Georgia's notorious child porn collector Peter Mallory out on parole after 7 years into 1,000-year sentence

Officials seized over 26,000 files of child pornography from Mallory's computer and convicted him of 60 counts of sexual exploitation of minors in 2012


                            Georgia's notorious child porn collector Peter Mallory out on parole after 7 years into 1,000-year sentence
(Georgia Department of Corrections)

TROUP COUNTY, GEORGIA: A 72-year-old notorious sexual predator, who was sentenced to 1,000 years for sexual exploitation of children, has reportedly been released on parole. Peter Mallory, a former Troup County commissioner, who was renowned as a prolific collector of child pornography from Georgia was released on parole on May 27 by the State Board of Pardons and Paroles. Mallory's parole came nearly three weeks after an appeals court found that the sentence for Mallory’s 2012 conviction "was appropriate".

Shortly after his parole, District Attorney Herb Cranford released a statement saying that he opposed the decision “but was powerless to stop it." Cranford released a statement on Tuesday, June 30, stating that he had to explain his stance after several members of the Troup County community expressed concerns over Mallory's release. “Mallory’s crimes did not allow for the state to seek or the trial court to impose a sentence without parole eligibility, and parole is a power exercised exclusively by the State Board of Pardons and Paroles," Atlanta Journal-Constitution reported.
 
The sexual predator and former owner of LaGrange television station WCAG-TV, was sentenced in December 2012 after a three-week trial. He was convicted of 60 counts of sexual exploitation of children, three counts of invasion of privacy and one count of tampering with evidence.

He was apprehended and charged after a LaGrange Police Department initiated an investigation into him in February 2011. Police were reportedly alerted to over 600 suspected child porn files linked to a computer in LaGrange, the officers' probe led them to the television station operated by Mallory.

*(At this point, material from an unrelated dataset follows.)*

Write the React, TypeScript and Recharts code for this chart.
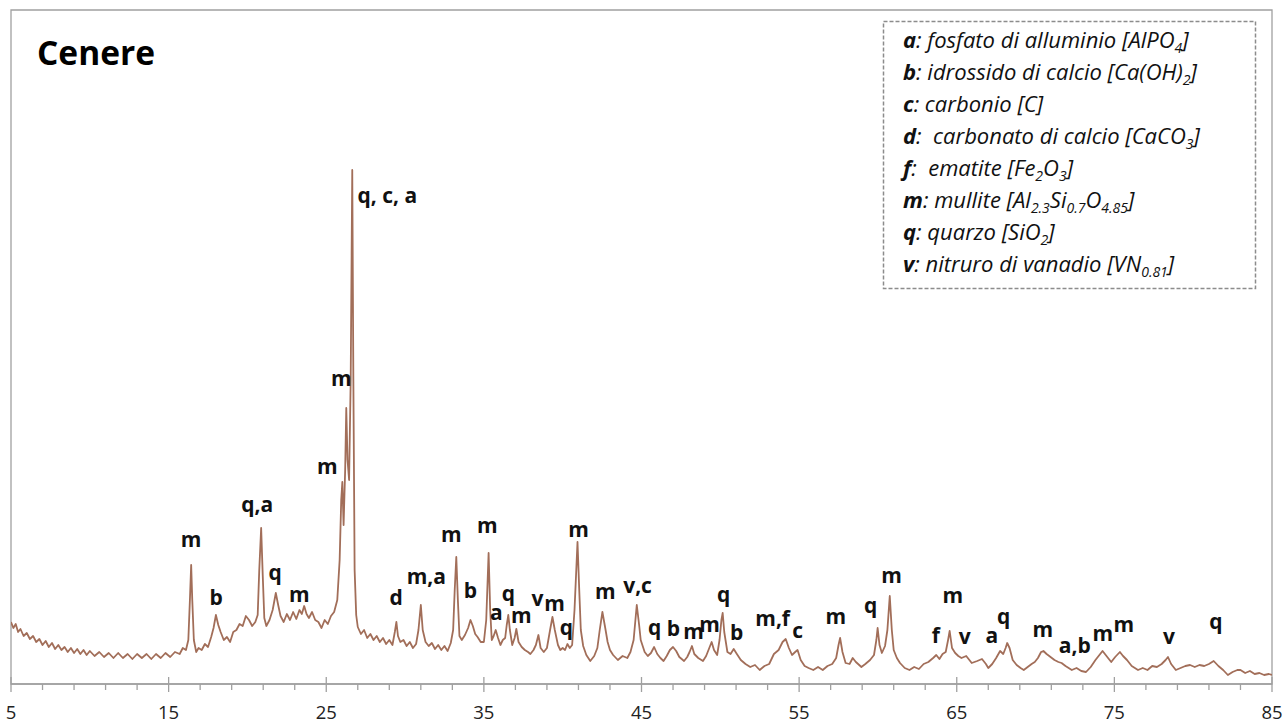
import React from 'react';
import { ComposedChart, Line, XAxis, YAxis, Scatter, ReferenceArea } from 'recharts';

const FONT = "'Open Sans', 'Noto Sans', sans-serif";

// 2θ (degrees)
const twoTheta = [
  5.0, 5.15, 5.3, 5.45, 5.6, 5.8, 6.0, 6.2, 6.4, 6.6, 6.8, 7.0, 7.2, 7.4, 7.6, 7.8, 8.0, 8.2, 8.4, 8.6, 8.8,
  9.0, 9.2, 9.4, 9.6, 9.8, 10.0, 10.3, 10.6, 10.9, 11.2, 11.5, 11.8, 12.1, 12.4, 12.7, 13.0, 13.3, 13.6, 13.9,
  14.2, 14.5, 14.8, 15.1, 15.4, 15.7, 15.9, 16.1, 16.25, 16.35, 16.43, 16.5, 16.6, 16.75, 16.9, 17.1, 17.3,
  17.5, 17.7, 17.85, 18.0, 18.15, 18.3, 18.5, 18.7, 18.9, 19.1, 19.3, 19.5, 19.7, 19.9, 20.1, 20.3, 20.5,
  20.65, 20.75, 20.87, 20.97, 21.07, 21.2, 21.4, 21.6, 21.8, 21.95, 22.1, 22.3, 22.5, 22.7, 22.9, 23.1, 23.3,
  23.45, 23.6, 23.75, 23.9, 24.1, 24.3, 24.5, 24.7, 24.9, 25.1, 25.3, 25.5, 25.7, 25.85, 25.95, 26.02, 26.1,
  26.2, 26.27, 26.35, 26.45, 26.55, 26.65, 26.72, 26.8, 26.9, 27.0, 27.2, 27.4, 27.6, 27.8, 28.0, 28.2, 28.4,
  28.6, 28.8, 29.0, 29.2, 29.35, 29.45, 29.55, 29.7, 29.9, 30.1, 30.3, 30.5, 30.7, 30.85, 31.0, 31.12, 31.3,
  31.5, 31.7, 31.9, 32.1, 32.3, 32.5, 32.7, 32.9, 33.05, 33.15, 33.25, 33.35, 33.45, 33.6, 33.8, 34.0, 34.15,
  34.3, 34.45, 34.6, 34.8, 35.0, 35.15, 35.3, 35.4, 35.5, 35.62, 35.75, 35.9, 36.05, 36.2, 36.35, 36.45, 36.55,
  36.65, 36.8, 36.95, 37.06, 37.2, 37.4, 37.6, 37.8, 37.95, 38.15, 38.3, 38.46, 38.6, 38.8, 39.0, 39.2, 39.35,
  39.5, 39.7, 39.85, 40.0, 40.15, 40.3, 40.45, 40.6, 40.75, 40.94, 41.05, 41.15, 41.3, 41.5, 41.75, 42.0, 42.2,
  42.35, 42.52, 42.7, 42.85, 43.0, 43.2, 43.5, 43.8, 44.1, 44.3, 44.5, 44.7, 44.85, 44.95, 45.2, 45.4, 45.6,
  45.8, 46.0, 46.2, 46.4, 46.6, 46.8, 47.0, 47.2, 47.4, 47.7, 47.9, 48.05, 48.2, 48.35, 48.6, 48.9, 49.1, 49.3,
  49.45, 49.6, 49.8, 49.95, 50.07, 50.15, 50.25, 50.45, 50.65, 50.85, 51.05, 51.3, 51.6, 51.9, 52.2, 52.5,
  52.8, 53.1, 53.4, 53.7, 53.95, 54.15, 54.35, 54.55, 54.75, 54.9, 55.1, 55.35, 55.6, 55.9, 56.2, 56.5, 56.8,
  57.1, 57.35, 57.5, 57.6, 57.75, 57.95, 58.2, 58.4, 58.6, 58.95, 59.2, 59.5, 59.75, 59.9, 59.98, 60.1, 60.25,
  60.45, 60.6, 60.75, 60.88, 61.0, 61.2, 61.4, 61.7, 62.0, 62.3, 62.6, 62.9, 63.2, 63.5, 63.7, 63.9, 64.1,
  64.3, 64.45, 64.55, 64.7, 64.9, 65.1, 65.3, 65.6, 65.95, 66.3, 66.6, 66.85, 67.0, 67.25, 67.5, 67.75, 67.95,
  68.1, 68.2, 68.35, 68.55, 68.8, 69.05, 69.25, 69.5, 69.75, 69.95, 70.15, 70.35, 70.5, 70.7, 70.95, 71.2,
  71.45, 71.65, 71.9, 72.1, 72.3, 72.6, 72.9, 73.2, 73.5, 73.8, 74.05, 74.25, 74.5, 74.8, 75.05, 75.35, 75.55,
  75.8, 76.1, 76.5, 76.8, 77.1, 77.4, 77.7, 78.0, 78.25, 78.4, 78.6, 78.9, 79.2, 79.5, 79.8, 80.1, 80.4, 80.7,
  81.0, 81.3, 81.6, 81.9, 82.2, 82.5, 82.8, 83.0, 83.3, 83.6, 83.9, 84.2, 84.5, 84.8, 85.0,
];

// intensity (arbitrary units)
const intensity = [
  62, 56, 60, 52, 55, 48, 51, 45, 48, 42, 45, 39, 43, 37, 41, 35, 39, 34, 37, 32, 36,
  31, 35, 30, 34, 29, 33, 28, 32, 27, 31, 26, 31, 26, 30, 25, 30, 26, 30, 25,
  30, 26, 31, 27, 32, 30, 36, 34, 44, 84, 119, 84, 44, 32, 36, 34, 40,
  37, 47, 56, 69, 59, 52, 44, 47, 42, 52, 54, 60, 58, 68, 64, 58, 62,
  69, 114, 156, 109, 66, 58, 64, 74, 91, 79, 68, 62, 70, 64, 72, 65, 74,
  70, 78, 70, 66, 72, 64, 62, 56, 64, 60, 68, 72, 84, 124, 184, 202, 159,
  214, 276, 224, 204, 304, 514, 304, 114, 69, 57, 50, 54, 46, 50, 44, 48, 42,
  46, 40, 44, 39, 52, 62, 48, 42, 44, 38, 42, 36, 40, 54, 79, 54, 42,
  38, 41, 35, 39, 34, 38, 33, 41, 54, 94, 127, 84, 48, 44, 49, 56, 64,
  58, 50, 47, 42, 42, 64, 131, 74, 44, 48, 54, 46, 39, 44, 46, 59, 69,
  54, 39, 46, 55, 42, 37, 34, 32, 30, 34, 39, 49, 36, 32, 36, 54, 67,
  54, 39, 34, 36, 34, 40, 36, 39, 74, 142, 94, 54, 38, 29, 23, 28, 36,
  54, 72, 56, 42, 34, 29, 24, 28, 26, 32, 44, 79, 59, 44, 32, 28, 31,
  37, 30, 26, 23, 28, 34, 37, 33, 27, 23, 27, 32, 38, 30, 26, 23, 28, 36,
  42, 34, 29, 44, 64, 71, 52, 32, 30, 35, 30, 24, 20, 17, 19, 14,
  18, 20, 30, 34, 42, 45, 36, 29, 32, 34, 24, 18, 16, 14, 17, 14, 18,
  20, 26, 39, 46, 32, 21, 20, 26, 22, 17, 20, 24, 29, 44, 56, 39, 31,
  38, 54, 88, 54, 34, 26, 21, 16, 14, 17, 15, 20, 22, 26, 29, 25, 30,
  32, 44, 53, 36, 31, 28, 26, 28, 21, 23, 25, 20, 16, 20, 26, 33, 30,
  36, 41, 36, 24, 19, 16, 14, 17, 20, 22, 26, 32, 33, 30, 27, 24,
  22, 21, 18, 16, 14, 16, 13, 12, 17, 24, 29, 33, 28, 22, 27, 32, 28,
  24, 18, 14, 16, 14, 18, 17, 20, 24, 27, 20, 14, 16, 18, 19, 17, 19, 18,
  20, 23, 18, 14, 9, 12, 14, 14, 11, 13, 10, 11, 9, 10, 9,
];

// peak annotations
const labelTheta = [
  16.43, 18.02, 20.62, 21.76, 23.29, 25.06, 25.95, 28.87, 29.44, 31.35, 32.94, 34.14, 35.22, 35.79,
  36.56, 37.38, 38.4, 39.48, 40.24, 41.0, 42.71, 44.75, 45.83, 47.03, 48.3, 49.32, 50.21, 51.03,
  53.32, 54.9, 57.32, 59.54, 60.87, 63.67, 64.75, 65.51, 67.22, 67.98, 70.46, 72.49, 74.27, 75.6,
  78.46, 81.44,
];
const labelHeight = [
  137, 79, 172, 104, 82, 210, 298, 481, 79, 100, 142, 86, 151, 64,
  83, 61, 78, 73, 49, 147, 85, 91, 49, 48, 45, 52, 82, 44,
  58, 46, 60, 71, 101, 41, 81, 40, 41, 60, 47, 31, 43, 52,
  40, 55,
];
const labelText = [
  'm', 'b', 'q,a', 'q', 'm', 'm', 'm', 'q, c, a', 'd', 'm,a', 'm', 'b', 'm', 'a',
  'q', 'm', 'v', 'm', 'q', 'm', 'm', 'v,c', 'q', 'b', 'm', 'm', 'q', 'b',
  'm,f', 'c', 'm', 'q', 'm', 'f', 'm', 'v', 'a', 'q', 'm', 'a,b', 'm', 'm',
  'v', 'q',
];

const xTicks = [
  5, 7, 9, 11, 13, 15, 17, 19, 21, 23, 25, 27, 29, 31, 33, 35, 37, 39, 41, 43, 45,
  47, 49, 51, 53, 55, 57, 59, 61, 63, 65, 67, 69, 71, 73, 75, 77, 79, 81, 83, 85,
];
const majorTicks = [5, 15, 25, 35, 45, 55, 65, 75, 85];

const legendKeys = ['a', 'b', 'c', 'd', 'f', 'm', 'q', 'v'];
const legendParts: [string, boolean][][] = [
  [[': fosfato di alluminio [AlPO', false], ['4', true], [']', false]],
  [[': idrossido di calcio [Ca(OH)', false], ['2', true], [']', false]],
  [[': carbonio [C]', false]],
  [[':  carbonato di calcio [CaCO', false], ['3', true], [']', false]],
  [[':  ematite [Fe', false], ['2', true], ['O', false], ['3', true], [']', false]],
  [[': mullite [Al', false], ['2.3', true], ['Si', false], ['0.7', true], ['O', false], ['4.85', true], [']', false]],
  [[': quarzo [SiO', false], ['2', true], [']', false]],
  [[': nitruro di vanadio [VN', false], ['0.81', true], [']', false]],
];

const spectrum = twoTheta.map((x, i) => ({ x, v: intensity[i] }));
const labels = labelTheta.map((x, i) => ({ x, v: labelHeight[i], text: labelText[i] }));

const AXIS = '#a0a0a0';
const LEGEND_SIZE = 22;
const SUB_SIZE = 14;

function XTick(props: any) {
  const { x, y, payload } = props;
  const val = payload.value;
  const major = majorTicks.includes(val);
  return (
    <g>
      <line x1={x} x2={x} y1={major ? y - 7 : y} y2={y + (major ? 8 : 6)} stroke={AXIS} strokeWidth={1.3} />
      {major && (
        <text x={x} y={y + 35} textAnchor="middle" fontFamily={FONT} fontSize={18.5} fill="#222">
          {val}
        </text>
      )}
    </g>
  );
}

function PeakLabel(props: any) {
  const { cx, cy, payload } = props;
  return (
    <text x={cx} y={cy} textAnchor="middle" fontFamily={FONT} fontWeight={700} fontSize={21} fill="#111">
      {payload.text}
    </text>
  );
}

function LegendLine({ idx }: { idx: number }) {
  const parts = legendParts[idx];
  let prevSub = false;
  return (
    <text
      x={903}
      y={48 + idx * 32}
      fontFamily={FONT}
      fontStyle="italic"
      fontSize={LEGEND_SIZE}
      fill="#111"
      style={{ whiteSpace: 'pre' }}
    >
      <tspan fontWeight={700}>{legendKeys[idx]}</tspan>
      {parts.map(([t, sub], i) => {
        const dy = (sub ? 5 : 0) - (prevSub ? 5 : 0);
        prevSub = sub;
        return (
          <tspan key={i} dy={dy} fontSize={sub ? SUB_SIZE : LEGEND_SIZE}>
            {t}
          </tspan>
        );
      })}
    </text>
  );
}

export default function App() {
  return (
    <div style={{ position: 'relative', width: 1283, height: 724, background: '#fff' }}>
      <style>{'body{margin:0;}'}</style>
      <ComposedChart
        width={1283}
        height={724}
        data={spectrum}
        margin={{ top: 10, right: 11, bottom: 0, left: 11 }}
      >
        <ReferenceArea x1={5} x2={85} y1={0} y2={674} fill="none" stroke={AXIS} strokeWidth={1.3} />
        <XAxis
          dataKey="x"
          type="number"
          domain={[5, 85]}
          ticks={xTicks}
          interval={0}
          height={40}
          tickSize={0}
          tickMargin={0}
          tickLine={false}
          axisLine={{ stroke: AXIS, strokeWidth: 1.5 }}
          tick={<XTick />}
          allowDataOverflow
        />
        <YAxis hide type="number" domain={[0, 674]} allowDataOverflow />
        <Line
          data={spectrum}
          dataKey="v"
          stroke="#a26e59"
          strokeWidth={1.8}
          strokeLinejoin="round"
          dot={false}
          activeDot={false}
          isAnimationActive={false}
        />
        <Scatter data={labels} dataKey="v" shape={<PeakLabel />} isAnimationActive={false} />
      </ComposedChart>
      <svg
        width={1283}
        height={724}
        style={{ position: 'absolute', left: 0, top: 0, pointerEvents: 'none' }}
      >
        <text x={37} y={65} fontFamily={FONT} fontWeight={700} fontSize={33.5} fill="#000">
          Cenere
        </text>
        <rect x={883.5} y={21.5} width={372} height={267} fill="#fff" stroke="#8c8c8c" strokeWidth={1.5} strokeDasharray="4 2" />
        {legendKeys.map((k, i) => (
          <LegendLine key={k} idx={i} />
        ))}
      </svg>
    </div>
  );
}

Authorities seized over 26,000 files of child pornography from him, according to the prosecutors in the case.

Cranford, in a press release before Mallory's parole, had stated: "The evidence demonstrated that Mallory knowingly and intentionally sought out, gathered, downloaded and saved these images and videos of children being raped, tortured and sexually exploited." The former television station owner also hid cameras in his office and used them to secretly record young women there. 

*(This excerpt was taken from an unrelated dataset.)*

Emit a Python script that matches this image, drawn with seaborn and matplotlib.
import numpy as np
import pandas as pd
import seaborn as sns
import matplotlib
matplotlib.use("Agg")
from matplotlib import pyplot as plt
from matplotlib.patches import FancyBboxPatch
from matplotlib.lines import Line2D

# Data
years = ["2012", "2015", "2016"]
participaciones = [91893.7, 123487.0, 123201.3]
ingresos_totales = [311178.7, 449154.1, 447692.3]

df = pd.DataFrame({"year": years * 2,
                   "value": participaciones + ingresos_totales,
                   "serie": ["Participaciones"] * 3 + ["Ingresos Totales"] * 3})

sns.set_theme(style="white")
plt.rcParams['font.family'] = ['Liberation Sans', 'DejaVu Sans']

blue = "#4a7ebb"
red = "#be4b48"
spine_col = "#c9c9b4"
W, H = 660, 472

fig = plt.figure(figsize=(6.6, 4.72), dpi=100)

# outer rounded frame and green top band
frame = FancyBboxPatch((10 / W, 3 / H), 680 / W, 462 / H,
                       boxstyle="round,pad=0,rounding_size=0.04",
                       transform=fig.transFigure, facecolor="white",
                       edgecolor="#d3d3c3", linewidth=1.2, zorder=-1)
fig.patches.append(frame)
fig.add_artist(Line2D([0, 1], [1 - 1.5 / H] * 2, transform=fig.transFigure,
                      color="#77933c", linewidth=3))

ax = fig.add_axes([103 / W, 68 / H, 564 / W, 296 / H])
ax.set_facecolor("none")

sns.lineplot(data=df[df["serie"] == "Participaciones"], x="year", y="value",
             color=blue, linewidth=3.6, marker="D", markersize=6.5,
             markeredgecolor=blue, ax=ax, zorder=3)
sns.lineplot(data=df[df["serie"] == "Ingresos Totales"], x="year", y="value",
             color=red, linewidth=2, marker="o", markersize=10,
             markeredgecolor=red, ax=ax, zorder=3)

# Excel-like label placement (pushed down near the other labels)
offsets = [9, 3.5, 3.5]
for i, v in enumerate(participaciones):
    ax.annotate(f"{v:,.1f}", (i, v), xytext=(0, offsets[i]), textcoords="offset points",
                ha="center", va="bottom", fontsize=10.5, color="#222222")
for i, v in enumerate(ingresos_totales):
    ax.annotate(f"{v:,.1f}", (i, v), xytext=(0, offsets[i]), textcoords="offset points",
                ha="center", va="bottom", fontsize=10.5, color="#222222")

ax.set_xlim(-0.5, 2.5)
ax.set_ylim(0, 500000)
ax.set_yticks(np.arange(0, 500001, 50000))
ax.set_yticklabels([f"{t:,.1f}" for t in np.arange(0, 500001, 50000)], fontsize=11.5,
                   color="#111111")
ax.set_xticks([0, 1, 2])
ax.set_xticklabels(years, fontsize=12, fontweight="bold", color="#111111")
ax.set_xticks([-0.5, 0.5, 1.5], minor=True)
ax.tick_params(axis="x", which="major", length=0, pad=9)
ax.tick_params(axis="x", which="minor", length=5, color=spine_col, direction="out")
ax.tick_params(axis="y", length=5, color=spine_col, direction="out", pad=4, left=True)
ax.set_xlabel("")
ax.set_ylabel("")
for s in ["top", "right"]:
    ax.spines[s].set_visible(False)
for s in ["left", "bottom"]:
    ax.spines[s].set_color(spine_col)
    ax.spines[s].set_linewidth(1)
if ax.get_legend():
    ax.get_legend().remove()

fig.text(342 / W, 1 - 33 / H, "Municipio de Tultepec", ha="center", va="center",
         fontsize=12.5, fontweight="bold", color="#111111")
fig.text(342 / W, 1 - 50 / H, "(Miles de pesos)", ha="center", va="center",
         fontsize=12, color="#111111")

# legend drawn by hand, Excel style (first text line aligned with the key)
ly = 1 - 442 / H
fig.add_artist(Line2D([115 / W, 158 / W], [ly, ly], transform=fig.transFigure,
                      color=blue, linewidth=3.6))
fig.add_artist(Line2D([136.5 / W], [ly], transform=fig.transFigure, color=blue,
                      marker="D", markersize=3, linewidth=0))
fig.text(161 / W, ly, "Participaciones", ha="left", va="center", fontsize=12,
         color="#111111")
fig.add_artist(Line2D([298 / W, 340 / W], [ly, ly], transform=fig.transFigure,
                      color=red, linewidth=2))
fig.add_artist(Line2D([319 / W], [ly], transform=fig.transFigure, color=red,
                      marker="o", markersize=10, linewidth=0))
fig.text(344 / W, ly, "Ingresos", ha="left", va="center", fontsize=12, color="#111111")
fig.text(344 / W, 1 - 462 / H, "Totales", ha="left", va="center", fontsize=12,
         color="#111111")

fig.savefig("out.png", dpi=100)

Coweta Judicial Circuit Superior Court Judge Dennis Blackmon, a few months after the trial, called Mallory "probably the most prolific collector of child pornography in the entire world." When Mallory was first eligible for parole in December 2019, nearly seven years after his conviction, Cranford had then released a letter advocating against the parole board. A parole board spokesperson stated that Mallory’s eligibility was determined by Georgia’s sentencing laws for consecutive sentences.

Cranford, in his letter, said he opposed Mallory's parole “now or any time in the future” and added that the local community would be offended if the 72-year-old was released after just serving 7 years of his 1,000-year sentence. 

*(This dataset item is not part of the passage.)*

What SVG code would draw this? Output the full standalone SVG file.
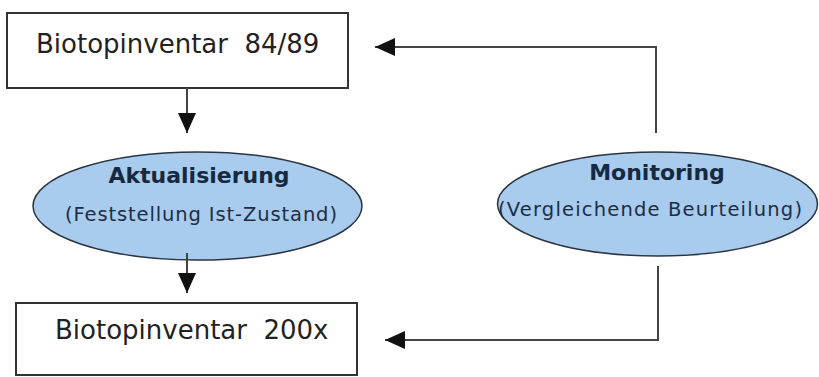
<svg xmlns="http://www.w3.org/2000/svg" width="819" height="377" viewBox="0 0 819 377">
<defs>
<marker id="ah" viewBox="0 0 20 18" refX="20" refY="9" markerWidth="20" markerHeight="18" markerUnits="userSpaceOnUse" orient="auto">
<path d="M0,0 L20,9 L0,18 Z" fill="#111"/>
</marker>
</defs>
<style>
.box{fill:#fff;stroke:#333;stroke-width:2}
.ell{fill:#a8cbee;stroke:#2a3440;stroke-width:1.5}
.bt{font-family:"DejaVu Sans",Verdana,sans-serif;font-size:26px;fill:#222;white-space:pre}
.et{font-family:"DejaVu Sans",Verdana,sans-serif;font-size:22px;font-weight:bold;fill:#152a40;text-anchor:middle}
.st{font-family:"DejaVu Sans",Verdana,sans-serif;font-size:19.5px;fill:#1c2e44;text-anchor:middle}
.c{fill:none;stroke:#444;stroke-width:2;marker-end:url(#ah)}
</style>
<rect width="819" height="377" fill="#fff"/>
<g id="box1">
<rect class="box" x="7" y="13" width="341" height="75"/>
<text class="bt" x="36" y="53">Biotopinventar  84/89</text>
</g>
<g id="aktualisierung">
<ellipse class="ell" cx="197.5" cy="206" rx="164.5" ry="54"/>
<text class="et" x="199" y="183">Aktualisierung</text>
<text class="st" x="201" y="221" textLength="272" lengthAdjust="spacing">(Feststellung Ist-Zustand)</text>
</g>
<g id="box2">
<rect class="box" x="16" y="303" width="341" height="72"/>
<text class="bt" x="55" y="339">Biotopinventar  200x</text>
</g>
<g id="monitoring">
<ellipse class="ell" cx="657.5" cy="204" rx="160" ry="52"/>
<text class="et" x="657" y="180">Monitoring</text>
<text class="st" x="650" y="216" textLength="304" lengthAdjust="spacing">(Vergleichende Beurteilung)</text>
</g>
<g id="connectors">
<path class="c" d="M187,88 V133"/>
<path class="c" d="M187,253 V293"/>
<path class="c" d="M656,133 V47 H375"/>
<path class="c" d="M658,266 V340 H385"/>
</g>
</svg>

“The evidence shows that Mallory is sexually deviant and commits these crimes by compulsion as much as by choice,” he said in the letter. “In the current digital age, no amount of supervision can stop a compulsive sexual deviant like Mallory from seeking out the most heinous images and videos of small children being sexually abused. Besides the District Attorney, two victims involved in the case also opposed Mallory's release.